GIVEN TASK | Identify, in the records below, every line where the string "this" appears, and copy each such line.
═════ MATERIAL
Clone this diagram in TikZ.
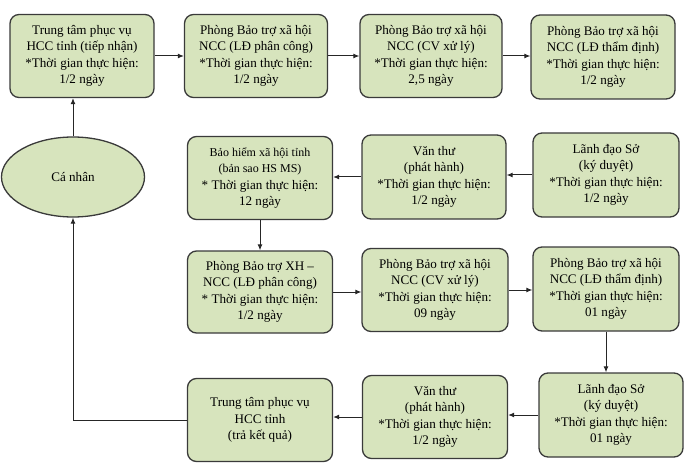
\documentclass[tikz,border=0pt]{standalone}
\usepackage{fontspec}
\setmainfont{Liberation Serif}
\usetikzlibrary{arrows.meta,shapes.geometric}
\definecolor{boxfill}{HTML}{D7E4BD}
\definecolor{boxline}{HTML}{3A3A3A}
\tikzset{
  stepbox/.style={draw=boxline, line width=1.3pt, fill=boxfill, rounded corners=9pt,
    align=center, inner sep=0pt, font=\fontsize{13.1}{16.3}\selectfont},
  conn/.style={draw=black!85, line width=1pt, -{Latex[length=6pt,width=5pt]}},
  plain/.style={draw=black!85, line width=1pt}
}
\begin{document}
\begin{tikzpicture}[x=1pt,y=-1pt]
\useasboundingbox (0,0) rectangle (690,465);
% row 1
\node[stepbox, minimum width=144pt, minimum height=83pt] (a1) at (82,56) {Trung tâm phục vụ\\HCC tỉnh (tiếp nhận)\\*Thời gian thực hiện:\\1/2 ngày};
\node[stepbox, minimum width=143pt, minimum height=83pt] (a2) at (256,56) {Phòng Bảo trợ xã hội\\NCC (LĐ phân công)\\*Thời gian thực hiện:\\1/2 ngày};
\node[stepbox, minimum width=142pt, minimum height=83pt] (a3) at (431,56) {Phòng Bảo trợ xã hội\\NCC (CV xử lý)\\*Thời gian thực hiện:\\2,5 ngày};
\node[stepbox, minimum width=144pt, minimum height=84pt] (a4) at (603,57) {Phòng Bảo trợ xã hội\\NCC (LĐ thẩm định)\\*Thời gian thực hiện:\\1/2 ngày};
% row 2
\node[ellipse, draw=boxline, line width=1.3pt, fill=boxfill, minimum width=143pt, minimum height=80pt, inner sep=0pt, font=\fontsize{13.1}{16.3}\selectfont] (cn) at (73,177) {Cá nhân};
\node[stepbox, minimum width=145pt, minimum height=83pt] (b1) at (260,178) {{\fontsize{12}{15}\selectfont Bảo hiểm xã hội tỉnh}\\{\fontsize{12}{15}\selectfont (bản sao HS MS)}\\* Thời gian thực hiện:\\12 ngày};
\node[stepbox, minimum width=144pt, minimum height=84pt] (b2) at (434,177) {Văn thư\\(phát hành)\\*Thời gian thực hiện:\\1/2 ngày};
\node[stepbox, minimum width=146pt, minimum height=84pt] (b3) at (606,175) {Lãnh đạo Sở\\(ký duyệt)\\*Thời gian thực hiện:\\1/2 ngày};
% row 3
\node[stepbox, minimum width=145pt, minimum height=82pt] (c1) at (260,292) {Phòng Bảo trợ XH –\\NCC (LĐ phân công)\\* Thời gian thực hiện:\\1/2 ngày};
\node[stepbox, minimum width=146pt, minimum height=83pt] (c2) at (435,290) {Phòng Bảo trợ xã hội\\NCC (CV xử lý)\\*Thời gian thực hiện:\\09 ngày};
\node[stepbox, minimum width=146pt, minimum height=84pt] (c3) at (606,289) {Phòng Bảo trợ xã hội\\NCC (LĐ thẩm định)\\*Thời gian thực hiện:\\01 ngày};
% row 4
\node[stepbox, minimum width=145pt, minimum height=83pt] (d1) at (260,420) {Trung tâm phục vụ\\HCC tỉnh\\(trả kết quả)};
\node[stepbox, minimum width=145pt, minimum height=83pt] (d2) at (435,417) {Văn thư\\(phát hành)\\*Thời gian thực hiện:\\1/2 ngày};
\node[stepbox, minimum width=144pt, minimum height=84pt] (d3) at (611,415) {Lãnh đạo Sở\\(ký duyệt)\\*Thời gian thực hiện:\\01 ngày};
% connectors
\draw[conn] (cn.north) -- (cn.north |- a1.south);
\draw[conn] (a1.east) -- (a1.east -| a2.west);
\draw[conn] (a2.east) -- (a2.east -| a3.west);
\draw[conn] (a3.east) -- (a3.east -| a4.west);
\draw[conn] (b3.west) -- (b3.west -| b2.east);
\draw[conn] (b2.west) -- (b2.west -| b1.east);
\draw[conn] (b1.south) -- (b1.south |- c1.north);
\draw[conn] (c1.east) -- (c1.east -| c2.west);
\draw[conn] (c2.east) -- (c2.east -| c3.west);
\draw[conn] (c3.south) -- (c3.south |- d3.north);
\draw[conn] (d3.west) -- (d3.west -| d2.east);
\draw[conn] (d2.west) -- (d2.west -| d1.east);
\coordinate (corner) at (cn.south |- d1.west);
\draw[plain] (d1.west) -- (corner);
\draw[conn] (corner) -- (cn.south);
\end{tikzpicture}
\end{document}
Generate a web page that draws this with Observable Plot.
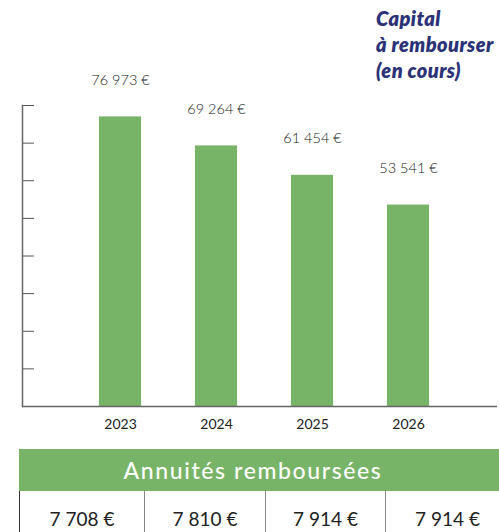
══════════
ANSWER TO THE PROBLEM |
Clone this diagram in TikZ.
Generate a web page that draws this with Observable Plot.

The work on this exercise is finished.